**Your instructions**:
Type out the complete listing below word for word, without its pictures.

>> begin Material provided

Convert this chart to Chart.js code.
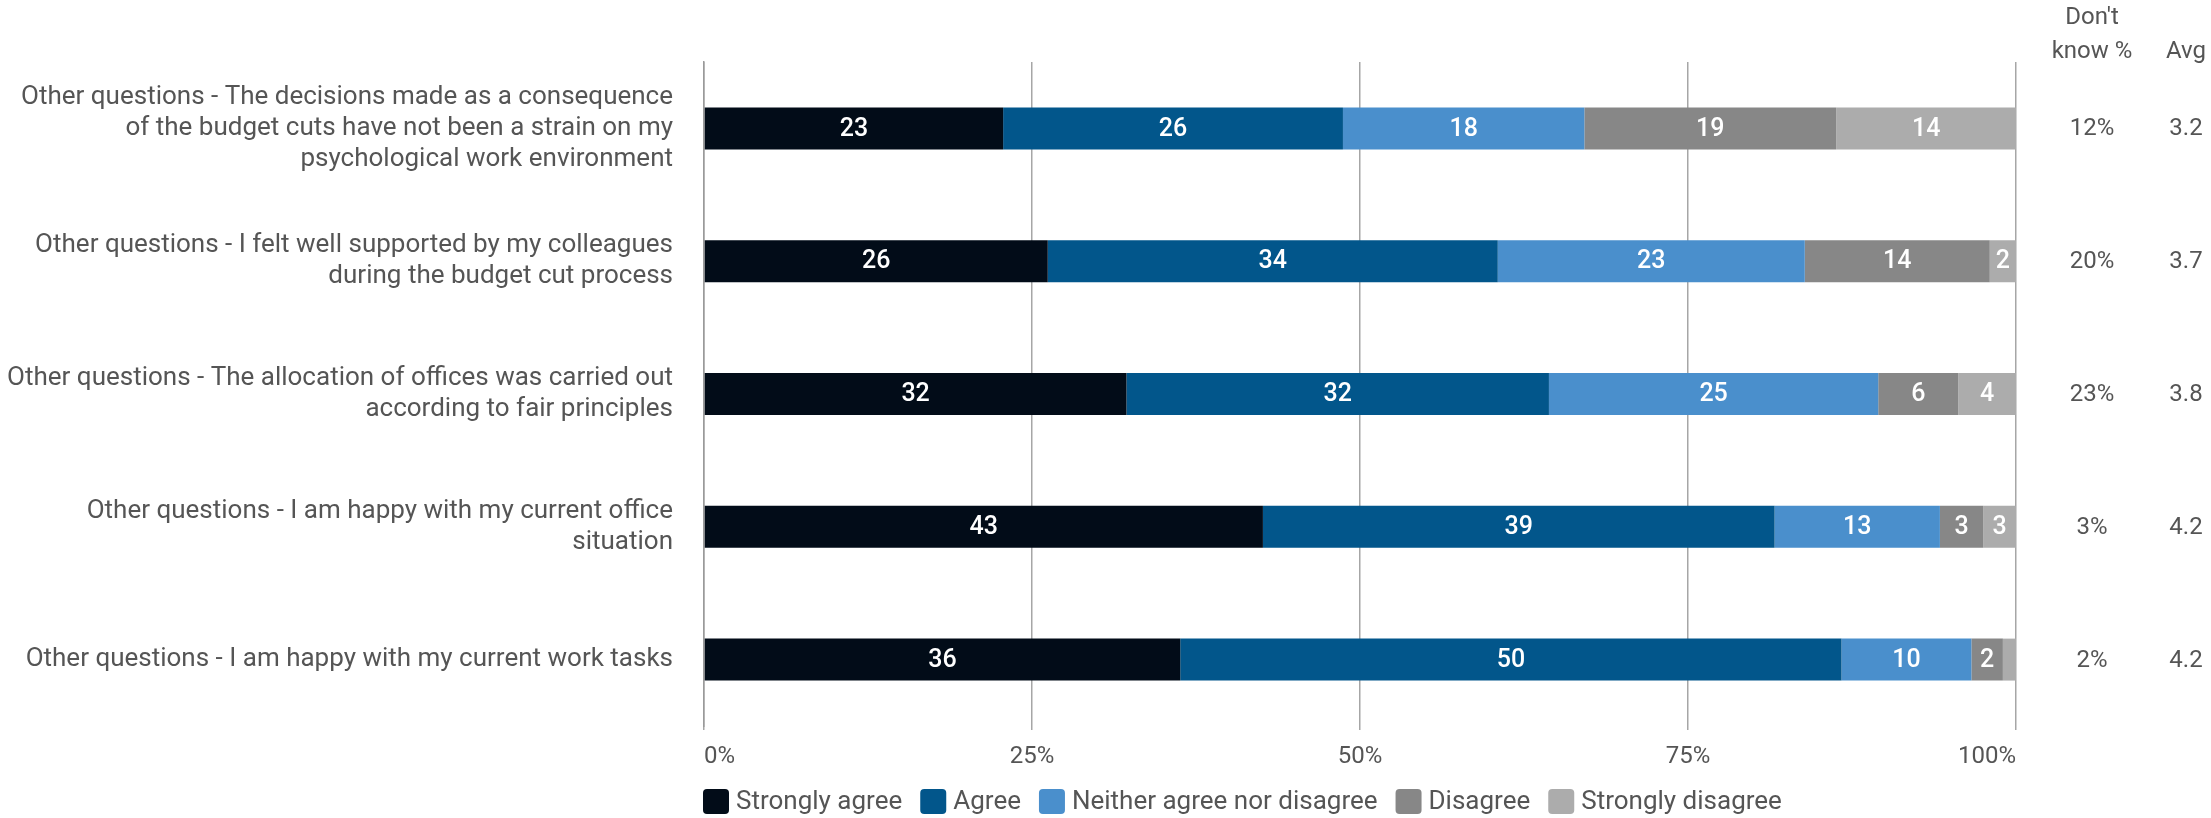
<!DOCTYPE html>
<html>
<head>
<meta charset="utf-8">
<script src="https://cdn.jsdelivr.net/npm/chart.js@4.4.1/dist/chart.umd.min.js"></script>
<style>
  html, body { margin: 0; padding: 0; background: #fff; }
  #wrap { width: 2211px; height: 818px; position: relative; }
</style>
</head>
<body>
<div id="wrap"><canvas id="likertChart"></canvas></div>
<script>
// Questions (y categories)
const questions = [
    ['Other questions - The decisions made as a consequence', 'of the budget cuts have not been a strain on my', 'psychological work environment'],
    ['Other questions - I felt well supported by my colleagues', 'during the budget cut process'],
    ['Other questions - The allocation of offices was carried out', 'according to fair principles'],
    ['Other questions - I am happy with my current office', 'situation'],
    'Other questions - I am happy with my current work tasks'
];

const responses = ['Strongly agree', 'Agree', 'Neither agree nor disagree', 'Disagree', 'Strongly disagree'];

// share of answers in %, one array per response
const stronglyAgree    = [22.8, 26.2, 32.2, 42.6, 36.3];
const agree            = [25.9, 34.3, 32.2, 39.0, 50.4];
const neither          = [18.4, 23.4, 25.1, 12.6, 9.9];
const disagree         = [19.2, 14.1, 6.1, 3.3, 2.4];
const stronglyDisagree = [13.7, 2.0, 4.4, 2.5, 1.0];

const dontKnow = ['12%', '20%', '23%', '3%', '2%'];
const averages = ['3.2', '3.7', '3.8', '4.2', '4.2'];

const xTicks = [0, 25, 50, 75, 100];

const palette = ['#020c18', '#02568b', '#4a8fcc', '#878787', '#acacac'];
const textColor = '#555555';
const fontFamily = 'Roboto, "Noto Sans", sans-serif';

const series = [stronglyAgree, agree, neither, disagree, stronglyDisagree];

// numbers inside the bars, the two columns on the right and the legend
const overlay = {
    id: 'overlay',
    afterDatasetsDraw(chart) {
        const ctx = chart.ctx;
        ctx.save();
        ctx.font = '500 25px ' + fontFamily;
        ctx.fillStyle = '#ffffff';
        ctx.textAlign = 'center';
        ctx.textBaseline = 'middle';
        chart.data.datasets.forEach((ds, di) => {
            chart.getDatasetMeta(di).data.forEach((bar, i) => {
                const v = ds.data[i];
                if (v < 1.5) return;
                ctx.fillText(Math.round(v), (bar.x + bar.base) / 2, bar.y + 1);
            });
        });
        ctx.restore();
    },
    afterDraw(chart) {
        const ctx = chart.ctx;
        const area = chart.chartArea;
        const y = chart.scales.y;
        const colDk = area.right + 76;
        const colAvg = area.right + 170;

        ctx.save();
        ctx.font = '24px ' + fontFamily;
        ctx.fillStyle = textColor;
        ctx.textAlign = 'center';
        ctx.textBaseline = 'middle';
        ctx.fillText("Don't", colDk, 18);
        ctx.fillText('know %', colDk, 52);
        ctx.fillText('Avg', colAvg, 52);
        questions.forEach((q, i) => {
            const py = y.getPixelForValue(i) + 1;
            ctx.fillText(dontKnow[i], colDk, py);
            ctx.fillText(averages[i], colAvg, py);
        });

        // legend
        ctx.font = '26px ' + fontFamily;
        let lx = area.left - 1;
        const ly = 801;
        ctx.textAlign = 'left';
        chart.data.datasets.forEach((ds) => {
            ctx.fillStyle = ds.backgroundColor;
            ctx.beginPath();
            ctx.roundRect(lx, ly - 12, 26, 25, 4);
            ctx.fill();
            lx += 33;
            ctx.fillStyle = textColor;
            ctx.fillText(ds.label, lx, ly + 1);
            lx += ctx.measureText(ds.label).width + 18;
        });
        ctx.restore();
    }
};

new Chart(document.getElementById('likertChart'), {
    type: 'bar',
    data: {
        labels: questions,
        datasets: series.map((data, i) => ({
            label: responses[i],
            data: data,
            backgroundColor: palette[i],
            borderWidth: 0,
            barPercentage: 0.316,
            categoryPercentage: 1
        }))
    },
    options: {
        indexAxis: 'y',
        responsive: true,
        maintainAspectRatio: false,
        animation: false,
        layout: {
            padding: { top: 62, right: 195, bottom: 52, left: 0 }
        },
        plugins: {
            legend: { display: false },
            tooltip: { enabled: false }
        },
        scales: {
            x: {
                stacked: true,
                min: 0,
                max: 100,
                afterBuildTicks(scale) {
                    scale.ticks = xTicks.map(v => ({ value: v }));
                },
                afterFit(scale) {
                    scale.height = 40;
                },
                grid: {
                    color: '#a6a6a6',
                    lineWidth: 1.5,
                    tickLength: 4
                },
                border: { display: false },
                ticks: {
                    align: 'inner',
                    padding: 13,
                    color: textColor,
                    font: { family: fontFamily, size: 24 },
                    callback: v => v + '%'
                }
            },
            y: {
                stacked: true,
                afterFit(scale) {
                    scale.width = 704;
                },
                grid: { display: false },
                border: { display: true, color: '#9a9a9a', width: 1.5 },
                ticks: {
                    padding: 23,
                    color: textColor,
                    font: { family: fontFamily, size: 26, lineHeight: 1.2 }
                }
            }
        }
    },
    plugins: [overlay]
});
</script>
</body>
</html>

>> end Material provided

**The completed task**:
Convert this chart to Chart.js code.
<!DOCTYPE html>
<html>
<head>
<meta charset="utf-8">
<script src="https://cdn.jsdelivr.net/npm/chart.js@4.4.1/dist/chart.umd.min.js"></script>
<style>
  html, body { margin: 0; padding: 0; background: #fff; }
  #wrap { width: 2211px; height: 818px; position: relative; }
</style>
</head>
<body>
<div id="wrap"><canvas id="likertChart"></canvas></div>
<script>
// Questions (y categories)
const questions = [
    ['Other questions - The decisions made as a consequence', 'of the budget cuts have not been a strain on my', 'psychological work environment'],
    ['Other questions - I felt well supported by my colleagues', 'during the budget cut process'],
    ['Other questions - The allocation of offices was carried out', 'according to fair principles'],
    ['Other questions - I am happy with my current office', 'situation'],
    'Other questions - I am happy with my current work tasks'
];

const responses = ['Strongly agree', 'Agree', 'Neither agree nor disagree', 'Disagree', 'Strongly disagree'];

// share of answers in %, one array per response
const stronglyAgree    = [22.8, 26.2, 32.2, 42.6, 36.3];
const agree            = [25.9, 34.3, 32.2, 39.0, 50.4];
const neither          = [18.4, 23.4, 25.1, 12.6, 9.9];
const disagree         = [19.2, 14.1, 6.1, 3.3, 2.4];
const stronglyDisagree = [13.7, 2.0, 4.4, 2.5, 1.0];

const dontKnow = ['12%', '20%', '23%', '3%', '2%'];
const averages = ['3.2', '3.7', '3.8', '4.2', '4.2'];

const xTicks = [0, 25, 50, 75, 100];

const palette = ['#020c18', '#02568b', '#4a8fcc', '#878787', '#acacac'];
const textColor = '#555555';
const fontFamily = 'Roboto, "Noto Sans", sans-serif';

const series = [stronglyAgree, agree, neither, disagree, stronglyDisagree];

// numbers inside the bars, the two columns on the right and the legend
const overlay = {
    id: 'overlay',
    afterDatasetsDraw(chart) {
        const ctx = chart.ctx;
        ctx.save();
        ctx.font = '500 25px ' + fontFamily;
        ctx.fillStyle = '#ffffff';
        ctx.textAlign = 'center';
        ctx.textBaseline = 'middle';
        chart.data.datasets.forEach((ds, di) => {
            chart.getDatasetMeta(di).data.forEach((bar, i) => {
                const v = ds.data[i];
                if (v < 1.5) return;
                ctx.fillText(Math.round(v), (bar.x + bar.base) / 2, bar.y + 1);
            });
        });
        ctx.restore();
    },
    afterDraw(chart) {
        const ctx = chart.ctx;
        const area = chart.chartArea;
        const y = chart.scales.y;
        const colDk = area.right + 76;
        const colAvg = area.right + 170;

        ctx.save();
        ctx.font = '24px ' + fontFamily;
        ctx.fillStyle = textColor;
        ctx.textAlign = 'center';
        ctx.textBaseline = 'middle';
        ctx.fillText("Don't", colDk, 18);
        ctx.fillText('know %', colDk, 52);
        ctx.fillText('Avg', colAvg, 52);
        questions.forEach((q, i) => {
            const py = y.getPixelForValue(i) + 1;
            ctx.fillText(dontKnow[i], colDk, py);
            ctx.fillText(averages[i], colAvg, py);
        });

        // legend
        ctx.font = '26px ' + fontFamily;
        let lx = area.left - 1;
        const ly = 801;
        ctx.textAlign = 'left';
        chart.data.datasets.forEach((ds) => {
            ctx.fillStyle = ds.backgroundColor;
            ctx.beginPath();
            ctx.roundRect(lx, ly - 12, 26, 25, 4);
            ctx.fill();
            lx += 33;
            ctx.fillStyle = textColor;
            ctx.fillText(ds.label, lx, ly + 1);
            lx += ctx.measureText(ds.label).width + 18;
        });
        ctx.restore();
    }
};

new Chart(document.getElementById('likertChart'), {
    type: 'bar',
    data: {
        labels: questions,
        datasets: series.map((data, i) => ({
            label: responses[i],
            data: data,
            backgroundColor: palette[i],
            borderWidth: 0,
            barPercentage: 0.316,
            categoryPercentage: 1
        }))
    },
    options: {
        indexAxis: 'y',
        responsive: true,
        maintainAspectRatio: false,
        animation: false,
        layout: {
            padding: { top: 62, right: 195, bottom: 52, left: 0 }
        },
        plugins: {
            legend: { display: false },
            tooltip: { enabled: false }
        },
        scales: {
            x: {
                stacked: true,
                min: 0,
                max: 100,
                afterBuildTicks(scale) {
                    scale.ticks = xTicks.map(v => ({ value: v }));
                },
                afterFit(scale) {
                    scale.height = 40;
                },
                grid: {
                    color: '#a6a6a6',
                    lineWidth: 1.5,
                    tickLength: 4
                },
                border: { display: false },
                ticks: {
                    align: 'inner',
                    padding: 13,
                    color: textColor,
                    font: { family: fontFamily, size: 24 },
                    callback: v => v + '%'
                }
            },
            y: {
                stacked: true,
                afterFit(scale) {
                    scale.width = 704;
                },
                grid: { display: false },
                border: { display: true, color: '#9a9a9a', width: 1.5 },
                ticks: {
                    padding: 23,
                    color: textColor,
                    font: { family: fontFamily, size: 26, lineHeight: 1.2 }
                }
            }
        }
    },
    plugins: [overlay]
});
</script>
</body>
</html>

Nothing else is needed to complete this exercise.